Здесь в самые страшные для Родины дни, осенью 1941 года, состоялся полный сурового величия парад, участники которого, сменив торжественный марш на походный, прямо с Красной площади ушли на боевые рубежи под Москвой, чтобы остановить рвавшегося в нашу столицу врага, а затем отбросить его прочь от Москвы.
Мы видели тут незабываемый, полный могучего народного ликования Парад Победы, боевые знамена наших полков, овеянные светоносной, неслыханной в истории славой. И здесь перед нами бесславно падали на брусчатку поверженные штандарты фашизма, имевшего за четыре года до того наглость громогласно заявить, что с этими паучьими крестовинами он пройдет парадом по нашей Красной площади…
А впоследствии мы встречали и славили здесь человека, который первым из обитателей планеты совершил космический облет Земли, – первенца в семье наших «звездных братьев».
Листаешь полусклеившийся, запятнанный глинистыми брызгами плывунов блокнот, с которым спускался в шахтной клети и по мокрым скобам металлических лестниц в недра московской почвы, туда, где сегодня ослепительно сверкают лампионы мраморных дворцов и ползут эскалаторы лучшего в мире метрополитена. Вспоминаешь, как иногда улицы Москвы распарывались во всю длину, и нам открывалось продольное сечение грандиозного строительства… Как пульсировали шланги, частили компрессоры под ногами москвичей, как вылезали из шахт на улицу юноши и девушки, комсомольцы-метростроители в заляпанных глиной, стоящих коробом комбинезонах, как шагали они по улицам Москвы походкой завоевателей, дружно и твердо ступая по земле, которую знали теперь с лица и с изнанки.

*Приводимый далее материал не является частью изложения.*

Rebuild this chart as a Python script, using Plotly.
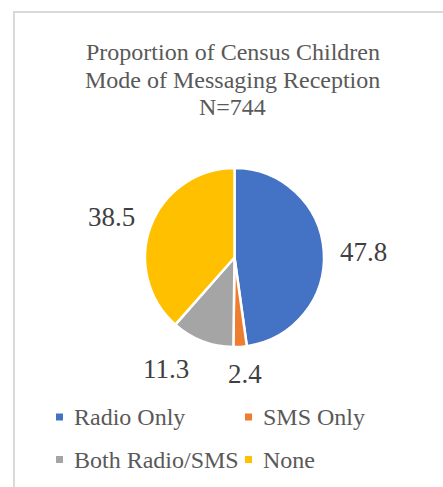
import math
import plotly.graph_objects as go

# Chart data
categories = ["Radio Only", "SMS Only", "Both Radio/SMS", "None"]
percentages = [47.8, 2.4, 11.3, 38.5]
colors = ["#4472C4", "#ED7D31", "#A5A5A5", "#FFC000"]
title_lines = ["Proportion of Census Children", "Mode of Messaging Reception", "N=744"]

W, H = 443, 487
SERIF = "Liberation Serif"

# Pie geometry in pixels
cx, cy, R = 234.5, 257.5, 89.5
label_fs = 27
label_pad = 16
# small manual shifts (px) applied to individual value labels
label_nudge = [(0, 3), (3, 1.5), (-24, -3), (-1, 6)]


def px(x):
    return x / W


def py(y):
    return 1 - y / H


fig = go.Figure()
fig.add_trace(go.Pie(
    labels=categories,
    values=percentages,
    marker=dict(colors=colors, line=dict(color="white", width=2.5)),
    sort=False,
    direction="clockwise",
    rotation=0,
    textinfo="none",
    hoverinfo="label+value",
    showlegend=False,
    domain=dict(x=[px(cx - R), px(cx + R)], y=[py(cy + R), py(cy - R)]),
))

annotations = []
shapes = []

# Title, one annotation per line
title_centers = [52, 80.5, 107]
for text, yc in zip(title_lines, title_centers):
    annotations.append(dict(
        text=text, x=px(233), y=py(yc), xref="paper", yref="paper",
        xanchor="center", yanchor="middle", showarrow=False,
        font=dict(family=SERIF, size=24, color="#595959"),
    ))

# Value labels placed just outside each slice, along its mid-angle
total = sum(percentages)
cum = 0.0
for i, v in enumerate(percentages):
    mid = (cum + v / 2) / total * 2 * math.pi
    cum += v
    s, c = math.sin(mid), math.cos(mid)
    text = f"{v:.1f}"
    ndig = sum(ch.isdigit() for ch in text)
    half_w = label_fs * (0.5 * ndig + 0.25 * text.count(".")) / 2
    half_h = label_fs * 0.34
    dist = R + label_pad + half_w * abs(s) + half_h * abs(c)
    lx = cx + dist * s + label_nudge[i][0]
    ly = cy - dist * c + label_nudge[i][1]
    annotations.append(dict(
        text=text, x=px(lx), y=py(ly), xref="paper", yref="paper",
        xanchor="center", yanchor="middle", showarrow=False,
        font=dict(family=SERIF, size=label_fs, color="#404040"),
    ))

# Legend: two columns, two rows
col_x = [59.5, 248.5]
row_y = [417, 459.5]
sq = 7
for i, (name, col) in enumerate(zip(categories, colors)):
    mx = col_x[i % 2]
    my = row_y[i // 2]
    shapes.append(dict(
        type="rect", xref="paper", yref="paper",
        x0=px(mx - sq / 2), x1=px(mx + sq / 2),
        y0=py(my + sq / 2), y1=py(my - sq / 2),
        fillcolor=col, line=dict(width=0),
    ))
    annotations.append(dict(
        text=name, x=px(mx + 12.5), y=py(my), xref="paper", yref="paper",
        xanchor="left", yanchor="middle", showarrow=False,
        font=dict(family=SERIF, size=24, color="#595959"),
    ))

# Chart area frame
shapes.append(dict(
    type="rect", xref="paper", yref="paper",
    x0=px(14), x1=1.1, y0=-0.1, y1=py(12),
    line=dict(color="#D9D9D9", width=2), fillcolor="rgba(0,0,0,0)",
    layer="below",
))

fig.update_layout(
    width=W, height=H,
    margin=dict(l=0, r=0, t=0, b=0),
    paper_bgcolor="white",
    plot_bgcolor="white",
    annotations=annotations,
    shapes=shapes,
)

fig.write_html("out.html")
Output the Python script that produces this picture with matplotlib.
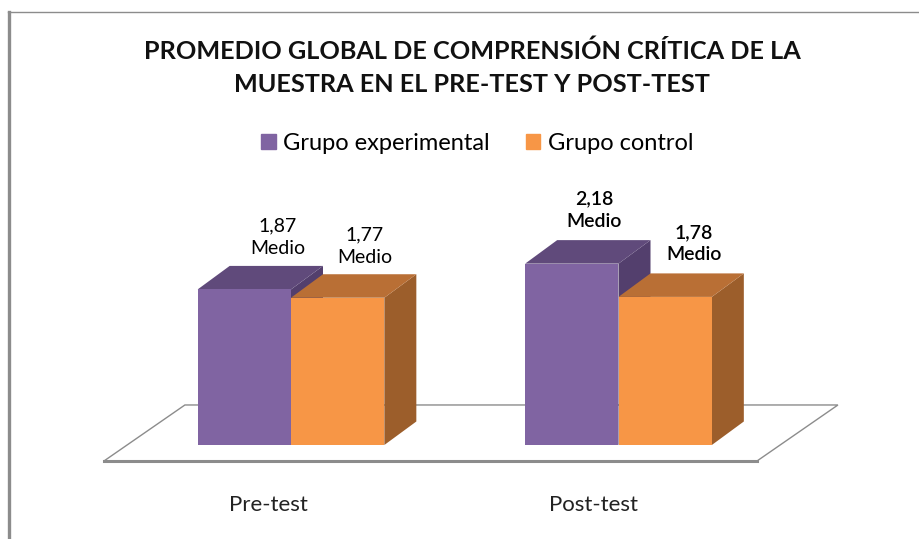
import matplotlib
matplotlib.use("Agg")
import matplotlib.pyplot as plt
from matplotlib.patches import Polygon, Patch

plt.rcParams['font.family'] = ['Lato', 'DejaVu Sans']

categorias = ["Pre-test", "Post-test"]
grupos = ["Grupo experimental", "Grupo control"]
experimental = [1.87, 2.18]
control = [1.77, 1.78]
etiquetas_exp = ["1,87\nMedio", "2,18\nMedio"]
etiquetas_con = ["1,77\nMedio", "1,78\nMedio"]
titulo = "PROMEDIO GLOBAL DE COMPRENSIÓN CRÍTICA DE LA\nMUESTRA EN EL PRE-TEST Y POST-TEST"

W, H = 920, 539
PX_X, PX_Y = 327.5, 83.2  # pixeles por unidad
ancho = 0.285      # ancho de barra
prof_x = 32 / PX_X  # profundidad 3D
prof_y = 23.5 / PX_Y

fig = plt.figure(figsize=(W / 100, H / 100), dpi=100)
ax = fig.add_axes([0, 0, 1, 1])
ax.set_xlim(-291 / PX_X, (W - 291) / PX_X)
ax.set_ylim(-(H - 445) / PX_Y, 445 / PX_Y)
ax.axis("off")


def barra3d(x, v, frente, arriba, lado, z):
    ax.bar(x, v, ancho, align="edge", color=frente, zorder=z + 0.2)
    ax.add_patch(Polygon([(x, v), (x + ancho, v), (x + ancho + prof_x, v + prof_y), (x + prof_x, v + prof_y)],
                         color=arriba, lw=0, zorder=z + 0.1))
    ax.add_patch(Polygon([(x + ancho, 0), (x + ancho + prof_x, prof_y), (x + ancho + prof_x, v + prof_y), (x + ancho, v)],
                         color=lado, lw=0, zorder=z))


# piso
piso = [(-0.571, -0.192), (1.423, -0.192), (1.670, 0.481), (-0.324, 0.481)]
ax.add_patch(Polygon(piso, closed=True, fc="white", ec="#8c8c8c", lw=1, zorder=1))
ax.plot([piso[0][0], piso[1][0]], [piso[0][1], piso[1][1]], color="#8c8c8c", lw=2.2, zorder=1.5)

for i in range(len(categorias)):
    barra3d(i - ancho, experimental[i], "#8064a2", "#604a7b", "#533f6d", 2)
    barra3d(i, control[i], "#f79646", "#b96f35", "#9c5e2b", 3)

# etiquetas
pesos = ["normal", "semibold"]
off_exp = [-0.04, -0.075]
off_con = [0.225, 0.23]
off_cat = [-0.07, -0.075]
alto_exp = [0.105, 0.12]
alto_con = [0.095, 0.12]
for i in range(len(categorias)):
    ax.text(i + off_exp[i], experimental[i] + prof_y + alto_exp[i], etiquetas_exp[i], ha="center", va="bottom",
            fontsize=14, linespacing=1.4, color="black", fontweight=pesos[i], zorder=5)
    ax.text(i + off_con[i], control[i] + prof_y + alto_con[i], etiquetas_con[i], ha="center", va="bottom",
            fontsize=14, linespacing=1.4, color="black", fontweight=pesos[i], zorder=5)
    ax.text(i + off_cat[i], -0.725, categorias[i], ha="center", va="center",
            fontsize=16, color="#222222")

# marco
fig.add_artist(plt.Line2D([9.5 / W, 9.5 / W], [0, 1 - 12 / H], color="#8c8c8c", lw=2.4))
fig.add_artist(plt.Line2D([8 / W, 1], [1 - 12 / H, 1 - 12 / H], color="#8c8c8c", lw=1))

fig.text(472 / W, 1 - 68 / H, titulo, ha="center", va="center", fontsize=18.15, fontweight="bold",
         linespacing=1.54, color="#111111")

handles = [Patch(color="#8064a2", label=grupos[0]), Patch(color="#f79646", label=grupos[1])]
fig.legend(handles=handles, loc="center", bbox_to_anchor=(477 / W, 1 - 143 / H), ncol=2, frameon=False,
           fontsize=17, handlelength=0.62, handleheight=0.62, handletextpad=0.3, columnspacing=1.55)

fig.savefig("out.png", dpi=100)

По ночам город, казалось, переходил в их полное распоряжение. Открывались ворота в дощатых заборах, трамвайные поезда, грузовики громыхали в качающемся свете фонарей…
Я помню одну из первых шахт. Это было в Охотном ряду, около места, где сейчас поднялись к небу этажи грандиозной гостиницы «Москва». Тогда внизу было пройдено лишь четыре метра туннеля. Туннель был еще слеп. Это был тупик. Сверху лило и капало. Со всех сторон была глухая, казавшаяся непробиваемой первобытная толща земли.
И десятки тысяч людей запомнили, как однажды в ясный сентябрьский день, в перерыве между первым и вторым таймами большого международного футбольного матча, в веселый гул стадиона «Динамо» ворвался металлический голос рупоров: «Начальников шахт одиннадцатой и двенадцатой-бис просят немедленно выйти к Северным воротам стадиона…» И на секунду разом приостановилось пятьдесят тысяч дыханий… На нас как будто пахнуло сыроватой и душной гарью подземной катастрофы. Весь стадион понял это и тревожно загудел.
И верно, как нам сказали потом, в шахте близ площади Дзержинского вспыхнул пожар. Но мы узнали вскоре же, как самоотверженно и героически справились с бедой рабочие и инженеры Метростроя.
И каким непостижимым волшебством показалась мне через год с лишним, после того как я опускался в первую шахту Метростроя, поездка в самом первом поезде московского метро, первый пробный сквозной рейс в новеньком, сверкающем вагоне по анфиладе подземных сверкающих залов – от Сокольников до Парка культуры!